Verstehen Sie mich bitte nicht falsch: als Unterstützer einer liberalen Demokratie, der Rechte queerer Menschen und ja, auch der „Mannschaft“, wie die deutsche Nationalelf auf der ganzen Welt genannt wird, habe ich den Ausgleich von Leon Goretzka gegen die überraschend starken Ungarn und auch seine „One Love“-Geste hart gefeiert. Aber ebenso teile ich das Unbehagen des Redakteurs Jeremy Cliffe vom New Statesman darüber, dass die ungarischen Fußballer und deren Fans quasi für die intolerante Politik ihres autoritären Staatschefs in Sippenhaft genommen wurden. Das ganze „die liberale Welt gegen Ungarn/die UEFA“ erscheint mir etwas daneben.
Deeply queasy about the way the Hungarian football team is being made an international proxy for the homophobic policies of the Orbán regime. https://t.co/XlbUZe1d4s
— Jeremy Cliffe (@JeremyCliffe) June 23, 2021
Selbstverständlich ist die UEFA, wie die meisten großen Sportorganisationen, unglaublich scheinheilig, wenn sie hinsichtlich der Vermischung von Sport und Politik einen selektiven Ansatz wählt. Selbst wenn man außer Acht lässt, dass Sport immer politisch ist, weil dabei kulturelle und politische Normen zum Ausdruck kommen, ist ein internationales Turnier von Mannschaften, die politische Einheiten wie Länder repräsentieren, schon vom Aufbau her eine höchst politische Angelegenheit.
Aber die UEFA bewirbt eine Kampagne „Equal Game“ und will damit „gegen Diskriminierung“ aufgrund von (zumindest) geschlechtlicher und ethnischer Identität und Sexualität kämpfen – in der polarisierten Welt von heute in zutiefst politisches Thema. Ja, Ungarns autoritärer Regierungschef Viktor Orbán hat den Fußball ausdrücklich in seine nationalistische und populistische Kampagne einbezogen und massive staatliche Gelder in Stadien privater Eigentümer investiert. Aber ich möchte mich gerne auf die Scheinheiligkeit der anderen Seite konzentrieren, die ein wenig untergegangen ist.
Seit mehr als zehn Jahren greift Orbán in Ungarn die liberale Demokratie an und erntet so gut wie keinen Widerspruch, wenn er die Rechte von Migranten, Frauen und Arbeitern schwächt. Und ausgerechnet jetzt wird es nicht nur wegen des neuen strengen Gesetzes, das „LGBT-Inhalte“ in Schulen kriminalisiert, sondern scheinbar noch mehr wegen der Politisierung dieses Themas bei der EURO 2020 den meisten anderen EU-Mitgliedstaaten „zu viel“? Sind „Homo-Rechte“ diesen Politikern wirklich so wichtig oder geht es hier um etwas ganz anderes?

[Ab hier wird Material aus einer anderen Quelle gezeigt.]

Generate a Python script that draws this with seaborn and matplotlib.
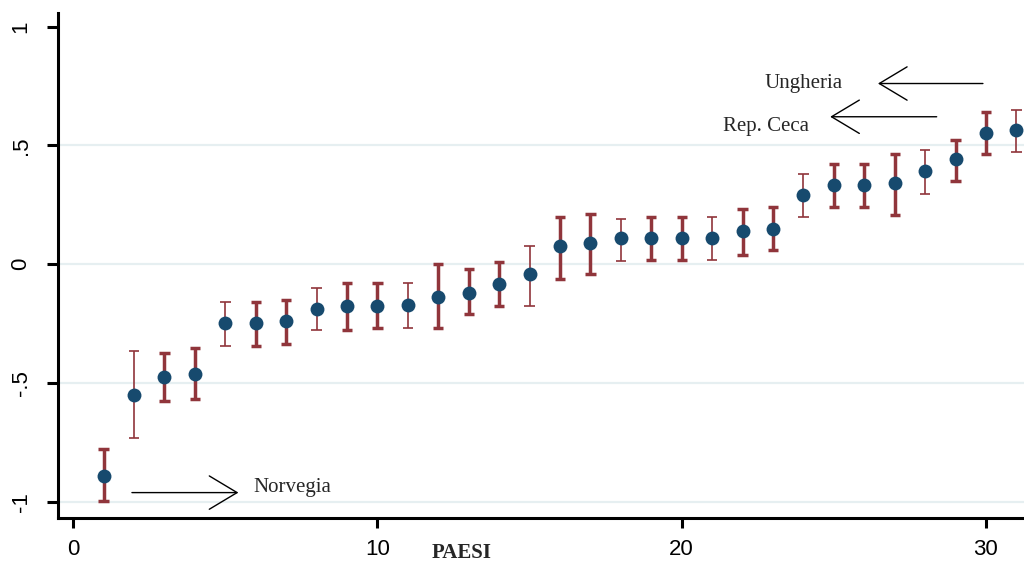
import matplotlib
matplotlib.use("Agg")
import matplotlib.pyplot as plt
import seaborn as sns
import numpy as np

# Country rank (x) with estimated effect and its confidence interval
paesi = list(range(1, 32))
stima = [-0.892, -0.549, -0.477, -0.462, -0.249, -0.249, -0.239, -0.189,
         -0.176, -0.176, -0.170, -0.140, -0.120, -0.085, -0.040, 0.076,
         0.090, 0.111, 0.111, 0.111, 0.111, 0.140, 0.150, 0.291, 0.333,
         0.333, 0.343, 0.394, 0.441, 0.552, 0.564]
ci_basso = [-0.999, -0.732, -0.575, -0.566, -0.346, -0.346, -0.336, -0.277,
            -0.279, -0.267, -0.267, -0.267, -0.210, -0.177, -0.177, -0.061,
            -0.040, 0.012, 0.018, 0.018, 0.016, 0.037, 0.059, 0.199, 0.242,
            0.242, 0.209, 0.297, 0.352, 0.463, 0.472]
ci_alto = [-0.779, -0.367, -0.376, -0.355, -0.160, -0.160, -0.150, -0.100,
           -0.079, -0.079, -0.079, 0.001, -0.020, 0.011, 0.078, 0.198,
           0.212, 0.191, 0.198, 0.198, 0.199, 0.234, 0.241, 0.380, 0.420,
           0.420, 0.463, 0.483, 0.525, 0.642, 0.650]

x_ticks = [0, 10, 20, 30]
y_ticks = [-1, -0.5, 0, 0.5, 1]
y_tick_labels = ["-1", "-.5", "0", ".5", "1"]
grid_levels = [-1, -0.5, 0, 0.5]

NAVY = "#174a6e"
MAROON = "#90353b"
GRID = "#e6eff1"

sns.set_style("white")
plt.rcParams["font.family"] = ["Liberation Sans", "DejaVu Sans"]

fig = plt.figure(figsize=(10.24, 5.67), dpi=100)
ax = fig.add_axes([58 / 1024, 49 / 567, (1024 - 58) / 1024, (518 - 13) / 567])
ax.set_xlim(-0.5, 31.25)
ax.set_ylim(-1.069, 1.058)

for lev in grid_levels:
    ax.axhline(lev, color=GRID, lw=1.6, zorder=0)

# Alternate stroke weights of the interval bars
thin = {2, 5, 8, 11, 15, 18, 21, 24, 28, 31}
lws = [1.2 if p in thin else 2.5 for p in paesi]
cap = 0.17
xs = np.array(paesi, dtype=float)
ax.vlines(xs, ci_basso, ci_alto, colors=MAROON, linewidths=lws, zorder=2)
ax.hlines(ci_basso, xs - cap, xs + cap, colors=MAROON, linewidths=lws, zorder=2)
ax.hlines(ci_alto, xs - cap, xs + cap, colors=MAROON, linewidths=lws, zorder=2)

sns.scatterplot(x=paesi, y=stima, ax=ax, color=NAVY, s=100, marker="o",
                edgecolor=NAVY, linewidth=0, zorder=3, legend=False)

# Spines and ticks
for side in ["top", "right"]:
    ax.spines[side].set_visible(False)
for side in ["left", "bottom"]:
    ax.spines[side].set_color("black")
    ax.spines[side].set_linewidth(2.2)

ax.set_xticks(x_ticks)
ax.set_xticklabels([str(t) for t in x_ticks])
ax.set_yticks(y_ticks)
ax.set_yticklabels(y_tick_labels, rotation=90, va="center")
ax.tick_params(axis="x", direction="out", length=7, width=2.2, pad=8,
               labelsize=16, colors="black", bottom=True)
ax.tick_params(axis="y", direction="out", length=8, width=2.2, pad=11,
               labelsize=16, colors="black", left=True)
ax.set_xlabel("")
ax.set_ylabel("")

fig.text(462 / 1024, 1 - 553 / 567, "PAESI", ha="center", va="center",
         fontsize=15, fontweight="bold", family=["Liberation Serif"])

# Labelled countries
serif = ["Liberation Serif"]
arrow = dict(arrowstyle="->,head_length=1.0,head_width=0.6", color="black",
             lw=1.0, mutation_scale=20, shrinkA=0, shrinkB=0)
ax.annotate("", xy=(26.45, 0.761), xytext=(29.9, 0.761), arrowprops=arrow)
ax.text(24.0, 0.763, "Ungheria", ha="center", va="center", fontsize=15,
        family=serif)
ax.annotate("", xy=(24.88, 0.621), xytext=(28.38, 0.621), arrowprops=arrow)
ax.text(22.77, 0.582, "Rep. Ceca", ha="center", va="center", fontsize=15,
        family=serif)
ax.annotate("", xy=(5.43, -0.962), xytext=(1.93, -0.962), arrowprops=arrow)
ax.text(5.92, -0.942, "Norvegia", ha="left", va="center", fontsize=15,
        family=serif)

fig.savefig("out.png", dpi=100, facecolor="white")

Viele Aktivisten weisen seit Jahren darauf hin und kritisieren, dass „Rechte queerer Menschen" zu einer Art Marketing-Tool für Unternehmen, Politiker und Staaten geworden sind. Unternehmen nutzen „Pink-Washing“: sie setzen Regenbogenfarben in ihren Logos und auf ihren Produkten ein und hoffen, sie dadurch für liberale und junge Bevölkerungsgruppen attraktiver zu machen. Das ist durchaus sinnvoll, denn bei vielen Produkten und in vielen Ländern sind die Vorteile erheblich, die durch das Signalisieren dieser Werte entstehen, und die Kosten niedrig. Für die tatsächlichen Rechte queerer Menschen bringen sie aber ebenfalls nur wenig. BMW zum Beispiel hat die Regenbogenfarben vor dem Spiel Deutschland/Ungarn übernommen – und vor ein paar Jahren über 1 Milliarde US-Dollar in eine neue Autofabrik in Ungarn investiert. Wenn das Unternehmen sich tatsächlich für die Rechte der LGBTQIA+-Community in Ungarn einsetzen wollte, könnte es sein Logo in blau-weiß behalten und statt dessen damit drohen, das Werk Debrecen zu schließen, wenn Orbán sein neues Gesetz nicht zurückzieht.
Wenn ihnen (und uns) die LGBTQIA+-Communities und deren Rechte tatsächlich etwas bedeuten, sollten wir das Pink-Washing und den Homoliberalismus nicht länger bejubeln, sondern unsere Unternehmen und Politiker für ihre Taten, nicht für ihre Worte, zur Rechenschaft ziehen.